You can rest assured that had Woods gone one place better in 2007 and 08 we would not have heard anything like the uproar about the lack of any roars. Or had a European finished on top the tournament would be remembered very differently. Carnoustie, Royal Birkdale or Oakland Hills were no great spectacles in terms of low scoring but they were made all the more dramatic by the eventual European winner – Padraig Harrington.
All of a sudden the US Open is the most sexy of the Majors and Augusta is seen as something similar but with two more 5s and prettier flowers. Was it possible to stop the ball at every par 4 at Shinnecock, Pinehurst, Winged Foot or Oakmont? No. Were some of the holes bordering on unfair, and even ridiculous, at these USGA venues? Yes.
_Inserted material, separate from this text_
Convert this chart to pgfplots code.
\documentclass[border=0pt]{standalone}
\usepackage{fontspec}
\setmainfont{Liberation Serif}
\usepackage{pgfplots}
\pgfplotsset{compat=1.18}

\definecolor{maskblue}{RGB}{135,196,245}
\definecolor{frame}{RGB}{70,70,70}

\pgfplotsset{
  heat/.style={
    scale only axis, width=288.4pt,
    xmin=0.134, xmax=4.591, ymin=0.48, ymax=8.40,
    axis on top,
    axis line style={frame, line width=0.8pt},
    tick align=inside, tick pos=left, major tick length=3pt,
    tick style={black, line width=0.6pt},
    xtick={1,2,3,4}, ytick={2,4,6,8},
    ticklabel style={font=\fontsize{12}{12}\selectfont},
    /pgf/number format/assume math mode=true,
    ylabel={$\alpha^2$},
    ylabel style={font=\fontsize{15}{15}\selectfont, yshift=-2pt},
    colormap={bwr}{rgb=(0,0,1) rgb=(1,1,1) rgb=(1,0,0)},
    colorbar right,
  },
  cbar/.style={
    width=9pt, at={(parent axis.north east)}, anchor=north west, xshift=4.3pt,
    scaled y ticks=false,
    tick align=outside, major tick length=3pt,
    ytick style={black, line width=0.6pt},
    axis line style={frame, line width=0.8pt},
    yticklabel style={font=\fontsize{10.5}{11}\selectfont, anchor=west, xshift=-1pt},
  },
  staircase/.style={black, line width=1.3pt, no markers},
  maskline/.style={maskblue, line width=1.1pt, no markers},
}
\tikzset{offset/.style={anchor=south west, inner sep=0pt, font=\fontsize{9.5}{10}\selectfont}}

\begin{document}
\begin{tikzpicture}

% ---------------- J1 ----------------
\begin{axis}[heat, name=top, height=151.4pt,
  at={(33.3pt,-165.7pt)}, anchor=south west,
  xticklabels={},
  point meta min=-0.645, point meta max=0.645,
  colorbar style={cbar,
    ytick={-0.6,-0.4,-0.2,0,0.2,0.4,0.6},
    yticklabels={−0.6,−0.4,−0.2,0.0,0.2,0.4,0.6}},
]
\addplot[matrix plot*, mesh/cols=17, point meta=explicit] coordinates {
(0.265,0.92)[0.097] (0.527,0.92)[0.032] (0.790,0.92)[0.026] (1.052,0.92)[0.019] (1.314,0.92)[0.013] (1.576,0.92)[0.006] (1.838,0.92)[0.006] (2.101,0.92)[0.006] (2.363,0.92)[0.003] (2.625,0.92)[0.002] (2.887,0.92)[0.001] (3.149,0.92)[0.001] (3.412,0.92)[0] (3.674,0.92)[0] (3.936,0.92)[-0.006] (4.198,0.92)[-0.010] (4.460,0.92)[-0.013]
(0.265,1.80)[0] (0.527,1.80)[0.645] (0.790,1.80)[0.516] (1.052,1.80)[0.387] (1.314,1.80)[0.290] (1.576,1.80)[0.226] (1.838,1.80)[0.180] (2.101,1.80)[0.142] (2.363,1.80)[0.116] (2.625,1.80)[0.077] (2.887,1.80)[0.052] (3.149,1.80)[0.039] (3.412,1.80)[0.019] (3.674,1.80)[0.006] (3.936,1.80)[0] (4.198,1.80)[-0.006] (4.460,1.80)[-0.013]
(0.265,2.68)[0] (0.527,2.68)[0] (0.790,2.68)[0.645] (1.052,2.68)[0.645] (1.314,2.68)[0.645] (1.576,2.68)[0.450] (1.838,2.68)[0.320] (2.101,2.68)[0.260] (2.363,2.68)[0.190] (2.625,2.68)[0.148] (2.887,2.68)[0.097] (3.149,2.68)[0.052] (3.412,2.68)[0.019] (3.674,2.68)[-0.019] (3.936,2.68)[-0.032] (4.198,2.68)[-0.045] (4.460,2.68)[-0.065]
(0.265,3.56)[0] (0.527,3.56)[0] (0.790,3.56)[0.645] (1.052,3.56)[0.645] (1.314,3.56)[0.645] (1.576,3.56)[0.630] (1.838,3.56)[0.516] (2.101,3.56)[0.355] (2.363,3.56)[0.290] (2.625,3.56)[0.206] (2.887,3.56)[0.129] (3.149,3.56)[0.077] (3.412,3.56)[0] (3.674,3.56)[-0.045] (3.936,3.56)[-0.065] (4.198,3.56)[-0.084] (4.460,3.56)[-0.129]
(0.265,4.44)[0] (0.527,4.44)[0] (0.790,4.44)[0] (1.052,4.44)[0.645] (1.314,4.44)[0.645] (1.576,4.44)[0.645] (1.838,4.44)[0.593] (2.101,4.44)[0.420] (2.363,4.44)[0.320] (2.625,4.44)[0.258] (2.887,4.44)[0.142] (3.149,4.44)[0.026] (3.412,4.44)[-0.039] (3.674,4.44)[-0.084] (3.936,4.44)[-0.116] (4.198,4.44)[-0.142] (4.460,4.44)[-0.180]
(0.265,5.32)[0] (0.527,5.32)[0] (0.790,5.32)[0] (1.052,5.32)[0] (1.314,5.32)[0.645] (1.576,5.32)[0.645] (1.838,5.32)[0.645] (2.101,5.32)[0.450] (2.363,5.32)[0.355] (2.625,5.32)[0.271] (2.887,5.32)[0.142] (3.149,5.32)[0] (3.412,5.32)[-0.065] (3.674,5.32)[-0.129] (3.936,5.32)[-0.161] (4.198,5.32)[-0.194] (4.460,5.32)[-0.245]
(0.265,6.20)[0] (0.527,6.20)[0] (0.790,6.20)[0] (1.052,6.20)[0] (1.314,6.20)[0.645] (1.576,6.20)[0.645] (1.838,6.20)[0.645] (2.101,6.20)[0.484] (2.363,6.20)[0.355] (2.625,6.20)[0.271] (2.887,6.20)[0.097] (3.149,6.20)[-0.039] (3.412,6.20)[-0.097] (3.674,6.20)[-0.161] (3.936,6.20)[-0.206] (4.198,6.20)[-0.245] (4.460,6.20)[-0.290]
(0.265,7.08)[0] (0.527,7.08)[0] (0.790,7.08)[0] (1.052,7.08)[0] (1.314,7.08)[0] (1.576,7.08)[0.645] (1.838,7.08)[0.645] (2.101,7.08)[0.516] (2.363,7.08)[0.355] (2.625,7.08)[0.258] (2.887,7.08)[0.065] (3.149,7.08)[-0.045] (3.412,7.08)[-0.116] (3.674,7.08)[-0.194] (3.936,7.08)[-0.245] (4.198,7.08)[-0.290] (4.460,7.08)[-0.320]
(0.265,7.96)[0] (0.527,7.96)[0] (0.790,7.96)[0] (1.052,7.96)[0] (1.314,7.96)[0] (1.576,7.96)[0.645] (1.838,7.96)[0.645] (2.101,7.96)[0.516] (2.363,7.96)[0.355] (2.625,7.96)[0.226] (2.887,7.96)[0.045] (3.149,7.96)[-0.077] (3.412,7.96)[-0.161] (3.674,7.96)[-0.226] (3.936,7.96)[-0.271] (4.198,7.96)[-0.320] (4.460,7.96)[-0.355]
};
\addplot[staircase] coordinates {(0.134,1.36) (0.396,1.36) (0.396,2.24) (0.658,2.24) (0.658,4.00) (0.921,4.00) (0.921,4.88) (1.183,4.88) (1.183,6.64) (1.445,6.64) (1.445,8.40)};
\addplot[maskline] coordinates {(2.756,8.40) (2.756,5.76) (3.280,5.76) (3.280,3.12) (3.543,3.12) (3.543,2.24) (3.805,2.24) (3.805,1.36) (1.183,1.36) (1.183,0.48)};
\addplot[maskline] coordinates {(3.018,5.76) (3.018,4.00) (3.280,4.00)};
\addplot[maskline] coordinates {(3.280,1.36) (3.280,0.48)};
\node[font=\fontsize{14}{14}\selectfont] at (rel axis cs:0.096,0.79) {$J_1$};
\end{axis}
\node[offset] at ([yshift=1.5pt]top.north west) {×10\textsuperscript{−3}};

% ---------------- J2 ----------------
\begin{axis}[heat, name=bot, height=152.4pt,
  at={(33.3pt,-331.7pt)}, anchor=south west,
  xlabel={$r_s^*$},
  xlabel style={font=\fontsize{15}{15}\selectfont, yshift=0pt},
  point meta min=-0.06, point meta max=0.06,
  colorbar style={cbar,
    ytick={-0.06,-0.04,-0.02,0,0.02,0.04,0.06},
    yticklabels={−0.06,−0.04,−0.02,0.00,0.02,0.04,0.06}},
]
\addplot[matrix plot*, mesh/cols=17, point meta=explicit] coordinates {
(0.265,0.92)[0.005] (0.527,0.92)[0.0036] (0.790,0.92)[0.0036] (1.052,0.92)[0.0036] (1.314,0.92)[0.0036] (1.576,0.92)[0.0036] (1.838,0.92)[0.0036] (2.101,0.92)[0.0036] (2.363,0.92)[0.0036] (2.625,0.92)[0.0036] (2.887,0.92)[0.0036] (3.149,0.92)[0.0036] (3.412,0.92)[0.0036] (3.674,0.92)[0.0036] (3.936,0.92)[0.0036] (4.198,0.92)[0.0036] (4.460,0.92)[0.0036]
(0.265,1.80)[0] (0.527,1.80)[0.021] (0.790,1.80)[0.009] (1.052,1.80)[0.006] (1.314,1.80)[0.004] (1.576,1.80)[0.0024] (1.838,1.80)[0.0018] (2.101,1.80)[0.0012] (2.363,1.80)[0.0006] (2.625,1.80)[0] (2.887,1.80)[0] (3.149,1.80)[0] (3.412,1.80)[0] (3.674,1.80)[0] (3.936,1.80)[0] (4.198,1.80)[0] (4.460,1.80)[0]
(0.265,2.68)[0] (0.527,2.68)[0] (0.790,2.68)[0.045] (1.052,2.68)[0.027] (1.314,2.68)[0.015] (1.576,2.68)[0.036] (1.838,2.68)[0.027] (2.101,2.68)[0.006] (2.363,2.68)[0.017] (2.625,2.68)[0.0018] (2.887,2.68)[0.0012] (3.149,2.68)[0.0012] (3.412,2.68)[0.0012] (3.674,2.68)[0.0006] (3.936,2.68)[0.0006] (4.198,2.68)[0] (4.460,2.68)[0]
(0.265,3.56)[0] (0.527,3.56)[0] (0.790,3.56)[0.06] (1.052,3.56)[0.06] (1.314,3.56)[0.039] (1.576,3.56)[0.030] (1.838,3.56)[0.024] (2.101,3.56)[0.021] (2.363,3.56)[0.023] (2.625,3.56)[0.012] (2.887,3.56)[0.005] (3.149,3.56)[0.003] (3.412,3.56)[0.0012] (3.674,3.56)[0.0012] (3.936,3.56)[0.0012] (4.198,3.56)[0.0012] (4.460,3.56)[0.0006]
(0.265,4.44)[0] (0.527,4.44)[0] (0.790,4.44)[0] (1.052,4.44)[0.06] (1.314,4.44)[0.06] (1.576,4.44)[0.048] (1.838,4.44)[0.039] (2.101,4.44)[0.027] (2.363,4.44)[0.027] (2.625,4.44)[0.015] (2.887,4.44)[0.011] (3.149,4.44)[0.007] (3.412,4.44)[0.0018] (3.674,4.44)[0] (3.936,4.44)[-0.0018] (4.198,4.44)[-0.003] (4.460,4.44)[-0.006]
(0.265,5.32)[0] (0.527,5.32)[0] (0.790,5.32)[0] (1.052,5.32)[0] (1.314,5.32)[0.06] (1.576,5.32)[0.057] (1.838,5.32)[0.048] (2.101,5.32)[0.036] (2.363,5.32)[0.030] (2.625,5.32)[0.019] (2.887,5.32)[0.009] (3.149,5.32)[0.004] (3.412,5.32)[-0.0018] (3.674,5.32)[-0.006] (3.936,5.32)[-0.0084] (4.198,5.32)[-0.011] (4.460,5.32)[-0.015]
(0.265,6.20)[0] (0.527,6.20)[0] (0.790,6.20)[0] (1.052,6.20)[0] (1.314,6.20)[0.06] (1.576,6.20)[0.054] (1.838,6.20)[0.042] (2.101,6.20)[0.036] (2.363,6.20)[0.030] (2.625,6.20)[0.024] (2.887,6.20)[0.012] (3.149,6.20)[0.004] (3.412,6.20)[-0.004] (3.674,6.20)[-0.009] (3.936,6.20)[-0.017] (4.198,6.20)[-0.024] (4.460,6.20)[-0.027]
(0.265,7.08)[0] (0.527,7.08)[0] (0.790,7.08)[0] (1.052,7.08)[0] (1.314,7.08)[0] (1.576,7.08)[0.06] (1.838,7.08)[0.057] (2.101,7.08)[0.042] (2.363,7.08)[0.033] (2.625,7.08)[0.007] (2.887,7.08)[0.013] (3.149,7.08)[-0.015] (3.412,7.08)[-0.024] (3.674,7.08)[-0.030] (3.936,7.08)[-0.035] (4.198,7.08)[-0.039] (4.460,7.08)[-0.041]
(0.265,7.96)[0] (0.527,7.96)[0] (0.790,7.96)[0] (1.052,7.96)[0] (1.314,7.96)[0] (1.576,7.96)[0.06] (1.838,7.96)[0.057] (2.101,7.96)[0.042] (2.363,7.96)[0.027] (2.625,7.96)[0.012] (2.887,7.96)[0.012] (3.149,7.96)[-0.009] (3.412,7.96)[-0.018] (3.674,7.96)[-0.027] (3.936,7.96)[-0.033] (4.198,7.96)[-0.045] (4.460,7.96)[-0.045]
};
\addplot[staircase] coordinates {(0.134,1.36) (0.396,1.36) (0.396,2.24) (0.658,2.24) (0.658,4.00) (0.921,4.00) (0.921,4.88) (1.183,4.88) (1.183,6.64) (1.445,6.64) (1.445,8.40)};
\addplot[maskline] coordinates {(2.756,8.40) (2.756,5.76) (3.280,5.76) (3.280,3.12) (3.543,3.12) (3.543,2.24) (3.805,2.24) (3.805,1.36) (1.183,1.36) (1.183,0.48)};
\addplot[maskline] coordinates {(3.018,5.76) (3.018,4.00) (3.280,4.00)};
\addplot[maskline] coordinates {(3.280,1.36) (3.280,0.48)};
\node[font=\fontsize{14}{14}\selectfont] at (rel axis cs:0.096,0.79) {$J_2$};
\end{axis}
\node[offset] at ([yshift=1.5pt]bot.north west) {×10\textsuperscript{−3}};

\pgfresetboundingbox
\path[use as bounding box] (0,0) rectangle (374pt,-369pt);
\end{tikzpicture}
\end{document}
In time these are all quickly forgotten about because we are all familiar with the nuances of the former indigo plantation in Georgia and recall so easily the back nines of 31 and, in comparison, the events of recent years are very dull.
In fighting the battle with balls that went further and straighter, the Augusta authorities went too far themselves in changing the dynamics of the course. What was once an exercise in risk-and-reward has turned into an exercise in taking few risks.
With more options this year of moving tees and some brighter weather the magic suddenly returned.
The Masters will always be special. Take away Magnolia Lane, the Champions Dinner, the Par Three tournament, the Honorary Starter, Amen Corner, the azaleas, the white feldspar sand and the list of brilliant, brilliant champions and you are left with one man’s dream to host a tournament.
Along with Clifford Roberts’ help and Alister MacKenzie’s brilliance, Bobby Jones created Augusta National and the Masters and for that very reason alone it should never lose its place in the modern game.